The cscapture command gathers netstat, ps, swap, gcore, pkg_app, and other data. After you run cscapture on a hung or unresponsive process, proceed to Step 10, below, which describes how to restart the calendar services.

For all other platforms, collect the following information for process hang problems. Run the commands in order when the problem occurs. Be sure to specify the time when the process hang happened and affected processes, if possible.

  1. Collect the general system information as explained in To Collect Required Debug Data for Any Calendar Server Problem.

  2. Specify the time the hang occurred and, if possible, the process that was hung.

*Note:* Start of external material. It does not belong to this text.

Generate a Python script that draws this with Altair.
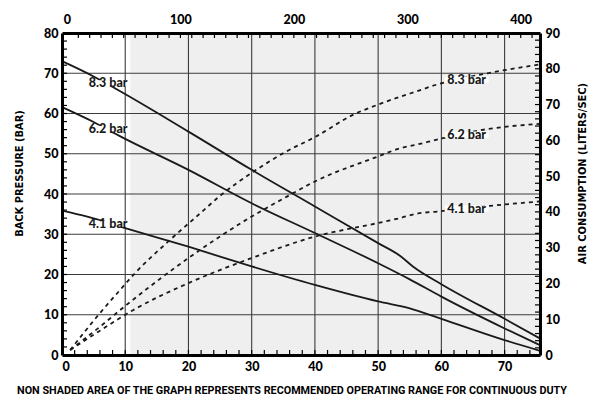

  3. Run the netstat command and save the output.

    HP-UX and Linux

    netstat -an | grep calendar-service-port

    Windows

    netstat -an

  4. Run the following commands and save the output.

    HP-UX

    ps -ef | grep cal-svr-basevmstat 5 5iostat -xtopsar

    Linux

    ps -aux | grep cal-svr-basevmstat 5 5topuptimesar

    Windows

    Obtain the CALENDAR process PID: C:\windbg-root>tlist.exe

    Obtain process details of the CALENDAR running process PID: C:\windbg-root>tlist.exe calendar-pid


    Note –

    To use the preceding commands on Windows systems, you need to install the debugging tools, available from the following url:

    http://www.microsoft.com/whdc/devtools/debugging/default.mspx

    Install the latest version of the debugging tools and OS symbols for your version of Windows.

    You also must add the environment variable "_NT_SYMBOL_PATH".

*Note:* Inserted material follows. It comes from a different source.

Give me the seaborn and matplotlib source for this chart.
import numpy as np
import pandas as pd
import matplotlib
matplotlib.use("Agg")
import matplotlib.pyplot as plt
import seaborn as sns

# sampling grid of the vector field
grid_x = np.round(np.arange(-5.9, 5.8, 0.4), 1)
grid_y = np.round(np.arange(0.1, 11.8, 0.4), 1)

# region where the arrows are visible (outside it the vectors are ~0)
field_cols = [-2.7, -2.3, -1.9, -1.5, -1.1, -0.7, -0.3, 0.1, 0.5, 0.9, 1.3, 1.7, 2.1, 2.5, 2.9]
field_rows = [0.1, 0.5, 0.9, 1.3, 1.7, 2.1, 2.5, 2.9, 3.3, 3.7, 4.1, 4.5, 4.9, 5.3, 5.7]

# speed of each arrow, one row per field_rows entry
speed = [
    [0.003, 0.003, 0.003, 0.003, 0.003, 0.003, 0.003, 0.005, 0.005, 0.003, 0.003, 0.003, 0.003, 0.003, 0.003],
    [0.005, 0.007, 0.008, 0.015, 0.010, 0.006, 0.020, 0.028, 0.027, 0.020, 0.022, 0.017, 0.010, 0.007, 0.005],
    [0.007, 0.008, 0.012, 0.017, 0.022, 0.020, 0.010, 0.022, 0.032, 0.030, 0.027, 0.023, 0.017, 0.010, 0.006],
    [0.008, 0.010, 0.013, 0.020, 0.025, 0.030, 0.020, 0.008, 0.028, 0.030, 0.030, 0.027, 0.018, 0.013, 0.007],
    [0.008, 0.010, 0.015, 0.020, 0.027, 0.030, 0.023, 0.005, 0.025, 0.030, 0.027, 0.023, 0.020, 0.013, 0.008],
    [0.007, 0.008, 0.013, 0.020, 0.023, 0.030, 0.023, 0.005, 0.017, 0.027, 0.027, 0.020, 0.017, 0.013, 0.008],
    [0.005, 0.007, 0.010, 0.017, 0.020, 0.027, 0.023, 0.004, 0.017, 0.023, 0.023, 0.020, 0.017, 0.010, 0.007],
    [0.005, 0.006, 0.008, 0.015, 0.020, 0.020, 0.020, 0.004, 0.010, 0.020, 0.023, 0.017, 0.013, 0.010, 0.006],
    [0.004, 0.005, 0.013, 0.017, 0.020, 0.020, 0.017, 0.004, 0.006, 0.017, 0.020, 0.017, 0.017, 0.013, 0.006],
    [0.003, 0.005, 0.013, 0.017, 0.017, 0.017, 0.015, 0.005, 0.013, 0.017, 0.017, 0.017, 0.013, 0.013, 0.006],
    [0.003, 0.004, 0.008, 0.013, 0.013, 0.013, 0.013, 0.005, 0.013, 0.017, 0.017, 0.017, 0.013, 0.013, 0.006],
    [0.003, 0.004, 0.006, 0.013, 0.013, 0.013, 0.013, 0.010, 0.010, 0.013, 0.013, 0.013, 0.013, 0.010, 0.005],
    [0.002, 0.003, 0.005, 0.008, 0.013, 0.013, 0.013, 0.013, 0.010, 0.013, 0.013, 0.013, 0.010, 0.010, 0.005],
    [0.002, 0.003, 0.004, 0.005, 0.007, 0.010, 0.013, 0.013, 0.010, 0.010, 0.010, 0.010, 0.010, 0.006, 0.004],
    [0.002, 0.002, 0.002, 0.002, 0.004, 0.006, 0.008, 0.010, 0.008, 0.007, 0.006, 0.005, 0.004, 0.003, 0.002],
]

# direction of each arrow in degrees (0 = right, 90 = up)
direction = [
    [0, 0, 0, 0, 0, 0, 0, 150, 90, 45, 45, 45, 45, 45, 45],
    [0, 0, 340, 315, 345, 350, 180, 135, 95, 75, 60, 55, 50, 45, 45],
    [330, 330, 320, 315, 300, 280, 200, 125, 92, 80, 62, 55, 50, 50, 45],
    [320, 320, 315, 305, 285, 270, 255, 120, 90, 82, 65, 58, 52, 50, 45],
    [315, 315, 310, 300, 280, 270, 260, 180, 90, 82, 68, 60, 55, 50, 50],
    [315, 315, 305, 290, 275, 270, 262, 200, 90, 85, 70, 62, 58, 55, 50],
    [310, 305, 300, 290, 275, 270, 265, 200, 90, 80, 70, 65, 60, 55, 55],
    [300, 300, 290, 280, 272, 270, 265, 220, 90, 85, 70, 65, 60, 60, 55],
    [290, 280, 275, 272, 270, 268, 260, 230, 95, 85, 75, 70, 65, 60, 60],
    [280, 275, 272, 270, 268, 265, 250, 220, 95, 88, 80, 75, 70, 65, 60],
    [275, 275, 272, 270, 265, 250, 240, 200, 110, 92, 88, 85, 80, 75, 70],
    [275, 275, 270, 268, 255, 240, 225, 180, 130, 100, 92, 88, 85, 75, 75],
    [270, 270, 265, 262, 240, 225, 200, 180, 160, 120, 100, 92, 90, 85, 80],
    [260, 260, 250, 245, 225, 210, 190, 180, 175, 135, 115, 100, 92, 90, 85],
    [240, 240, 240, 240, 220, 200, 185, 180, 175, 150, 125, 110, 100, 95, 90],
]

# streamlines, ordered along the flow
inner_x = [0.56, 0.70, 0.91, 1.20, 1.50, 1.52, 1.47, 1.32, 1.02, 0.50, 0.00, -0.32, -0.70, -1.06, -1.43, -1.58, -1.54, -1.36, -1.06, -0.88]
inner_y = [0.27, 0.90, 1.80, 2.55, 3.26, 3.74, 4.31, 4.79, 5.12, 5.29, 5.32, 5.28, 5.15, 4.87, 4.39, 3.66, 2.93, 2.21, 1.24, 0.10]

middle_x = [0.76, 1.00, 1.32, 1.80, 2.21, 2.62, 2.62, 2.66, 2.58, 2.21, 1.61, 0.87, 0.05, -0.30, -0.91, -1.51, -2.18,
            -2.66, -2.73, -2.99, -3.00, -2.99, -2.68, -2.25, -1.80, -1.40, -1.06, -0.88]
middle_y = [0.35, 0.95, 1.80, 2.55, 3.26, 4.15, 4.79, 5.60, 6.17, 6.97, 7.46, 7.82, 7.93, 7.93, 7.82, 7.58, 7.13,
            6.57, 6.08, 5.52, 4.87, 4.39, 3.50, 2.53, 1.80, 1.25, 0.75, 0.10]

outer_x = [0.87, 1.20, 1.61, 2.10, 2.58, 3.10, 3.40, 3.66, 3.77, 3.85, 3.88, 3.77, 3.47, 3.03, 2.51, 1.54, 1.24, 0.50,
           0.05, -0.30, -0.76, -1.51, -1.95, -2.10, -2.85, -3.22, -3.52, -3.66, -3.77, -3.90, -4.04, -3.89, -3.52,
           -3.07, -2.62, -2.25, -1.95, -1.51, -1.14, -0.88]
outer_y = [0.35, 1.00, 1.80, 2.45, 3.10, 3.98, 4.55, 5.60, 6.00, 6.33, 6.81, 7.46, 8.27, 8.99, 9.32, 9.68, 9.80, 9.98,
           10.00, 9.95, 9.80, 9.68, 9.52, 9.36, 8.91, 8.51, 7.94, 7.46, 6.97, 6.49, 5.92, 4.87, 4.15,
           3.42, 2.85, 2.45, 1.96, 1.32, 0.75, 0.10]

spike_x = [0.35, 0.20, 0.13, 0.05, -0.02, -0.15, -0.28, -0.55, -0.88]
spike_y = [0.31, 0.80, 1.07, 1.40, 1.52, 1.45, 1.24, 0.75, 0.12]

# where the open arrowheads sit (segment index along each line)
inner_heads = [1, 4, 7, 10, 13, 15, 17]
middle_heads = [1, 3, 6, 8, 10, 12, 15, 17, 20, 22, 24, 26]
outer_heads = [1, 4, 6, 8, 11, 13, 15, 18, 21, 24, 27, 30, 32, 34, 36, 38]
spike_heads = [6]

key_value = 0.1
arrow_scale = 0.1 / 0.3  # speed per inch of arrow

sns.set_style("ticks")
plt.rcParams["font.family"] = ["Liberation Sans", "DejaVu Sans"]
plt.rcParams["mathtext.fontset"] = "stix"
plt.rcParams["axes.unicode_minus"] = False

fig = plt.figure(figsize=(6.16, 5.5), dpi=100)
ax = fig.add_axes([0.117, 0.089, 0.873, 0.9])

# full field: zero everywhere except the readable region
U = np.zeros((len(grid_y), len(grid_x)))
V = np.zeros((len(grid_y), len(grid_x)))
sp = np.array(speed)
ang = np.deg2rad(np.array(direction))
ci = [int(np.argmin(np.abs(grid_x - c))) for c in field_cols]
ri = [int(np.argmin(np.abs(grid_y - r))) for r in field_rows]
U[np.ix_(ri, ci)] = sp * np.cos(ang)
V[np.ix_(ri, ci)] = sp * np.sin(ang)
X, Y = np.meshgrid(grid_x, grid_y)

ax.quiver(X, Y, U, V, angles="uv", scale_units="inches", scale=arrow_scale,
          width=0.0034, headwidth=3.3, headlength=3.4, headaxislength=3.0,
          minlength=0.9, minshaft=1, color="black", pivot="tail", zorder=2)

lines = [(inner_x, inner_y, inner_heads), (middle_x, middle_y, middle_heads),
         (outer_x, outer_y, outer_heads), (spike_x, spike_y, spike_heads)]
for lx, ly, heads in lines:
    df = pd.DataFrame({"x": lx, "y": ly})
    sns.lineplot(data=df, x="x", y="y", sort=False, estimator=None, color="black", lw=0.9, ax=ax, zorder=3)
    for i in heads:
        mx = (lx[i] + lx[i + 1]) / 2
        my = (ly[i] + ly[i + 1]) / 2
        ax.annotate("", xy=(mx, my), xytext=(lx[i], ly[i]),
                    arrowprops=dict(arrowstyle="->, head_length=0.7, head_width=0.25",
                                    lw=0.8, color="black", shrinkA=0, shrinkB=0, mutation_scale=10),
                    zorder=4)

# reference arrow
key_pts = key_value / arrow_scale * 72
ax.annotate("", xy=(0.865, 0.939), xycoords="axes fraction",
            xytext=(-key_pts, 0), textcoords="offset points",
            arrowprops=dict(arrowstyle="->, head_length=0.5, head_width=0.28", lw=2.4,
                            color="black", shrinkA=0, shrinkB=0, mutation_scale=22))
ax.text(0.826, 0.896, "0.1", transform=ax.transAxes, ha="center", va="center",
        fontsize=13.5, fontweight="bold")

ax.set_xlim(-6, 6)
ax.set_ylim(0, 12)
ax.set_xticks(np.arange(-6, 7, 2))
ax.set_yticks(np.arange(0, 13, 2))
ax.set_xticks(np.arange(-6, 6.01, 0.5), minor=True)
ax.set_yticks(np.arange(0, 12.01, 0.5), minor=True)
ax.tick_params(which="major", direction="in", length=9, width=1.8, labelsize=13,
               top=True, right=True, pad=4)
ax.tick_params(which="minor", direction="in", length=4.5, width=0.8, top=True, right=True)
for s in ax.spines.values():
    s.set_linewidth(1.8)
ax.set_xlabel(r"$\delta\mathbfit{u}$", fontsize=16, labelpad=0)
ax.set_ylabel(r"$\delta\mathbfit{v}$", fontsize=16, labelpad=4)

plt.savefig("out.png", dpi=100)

  5. Get the swap information.

    HP-UX

    swapinfo

    Linux

    free

    Windows

    Already provided in C:\report.txt as described in To Collect Required Debug Data for Any Calendar Server Problem.

  6. Get the Calendar Server process log files.

    The logfile.logdir parameter in the ics.conf file specifies the locations of these log files.

    On Solaris systems, the default value of the path is /var/opt/SUNWics5/logs.

    Each process uses its own log file, as shown in the following list:

    csadmind

    ics.conf setting: logfile.admin.logname

    Default value: admin.log

    cshttpd

    ics.conf setting: logfile.http.logname

    Default value: http.log

    csdwpd

    ics.conf setting: logfile.dwp.logname

    Default value: dwp.log

    csnotifyd

    ics.conf setting: logifle.notify.logname

    Default value: notify.log

    csstored

    ics.conf setting: logifle.store.logname

    Default value: store.log

    watcher (Communications Suite 5 release only)

    ics.conf: No setting; file is always called watcher.log.

    Default value: watcher.log

    The enpd process does not have a log.

  7. Look for any core file that could have been dumped by one of the Calendar Server processes. If you find one, see To Collect Debug Data on a Calendar Server Crashed Process.

  8. Get the output of the following command.

    HP-UX

    tusc -v -fealT -rall -wall -o /tmp/calendar-process-name-calendar-pid.tusc.out -p calendar-pid

    Linux

    strace -fv -o /tmp/calendar-process-name-calendar-pid.strace.out -p calendar-pid

    Windows

    Use DebugView: http://www.sysinternals.com/Utilities/DebugView.html


    Note –

    Wait one minute after launching the appropriate command (truss, strace, tusc, or DebugView) then stop it by pressing Control-C in the terminal where you launched the command.


  9. Get core files and the output of the following commands.

    In a process hang situation, it is helpful to compare several core files to review the state of the threads over time. To not overwrite a core file, copy that core file to a new name, wait approximately one minute, then rerun the following commands. Do this three times to obtain three core files.


    Note –

    For HP-UX, you need the following two patches to use the gcore command: PHKL_31876 and PHCO_32173. If you cannot install these patch, use the HP-UX /opt/langtools/bin/gdb command from version 3.2 and later, or the dumpcore command.


    HP-UX

    # cd cal-svr-base/cal/bin 
    # gcore -p calendar-pid
    (gdb) attach calendar-pid
    Attaching to process calendar-pid
    No executable file name was specified
    (gdb) dumpcore
    Dumping core to the core file core.calendar-pid
    (gdb) quit
    The program is running. Quit anyway (and detach it)? (y or n) y
    Detaching from program: , process calendar-pid
    
    Linux

    # cd cal-svr-base/cal/bin
    # gdb
    (gdb) attach calendar-pid
    Attaching to process calendar-pid
    No executable file name was specified
    (gdb) gcore
    Saved corefile core.calendar-pid
    
    (gdb)backtrace
    (gdb)quit
    
    Windows

    Get the CALENDAR process PID:

    C:\windbg-root>tlist.exe

    Generate a crash dump on the CALENDAR running process PID:

    C:\windbg-root>adplus.vbs -hang -p calendar-pid -o C:\crashdump_dir


    Note –

    For Windows, provide the complete generated folder under C:\crashdump_dir.


  10. When you have collected all debug data, perform the following steps to restore the service.

    1. Stop Calendar Server.

      cd cal-svr-base/cal/sbin

      ./stop-cal

    2. Make sure that all Calendar Server processes stopped.

      Wait one minute, then kill any remaining processes.

    3. Clean the temporary shared database files.

      cd caldb.berkeleydb.homedir.path;
      rm __db.00*

      where caldb.berkeleydb.homedir.path is the path of the database, which is specified in the caldb.berkeleydb.homedir.path parameter in the ics.conf file.

    4. Restart Calendar Server.

      ./start-cal

    5. After restarting the services, check the logs for any unexpected behavior.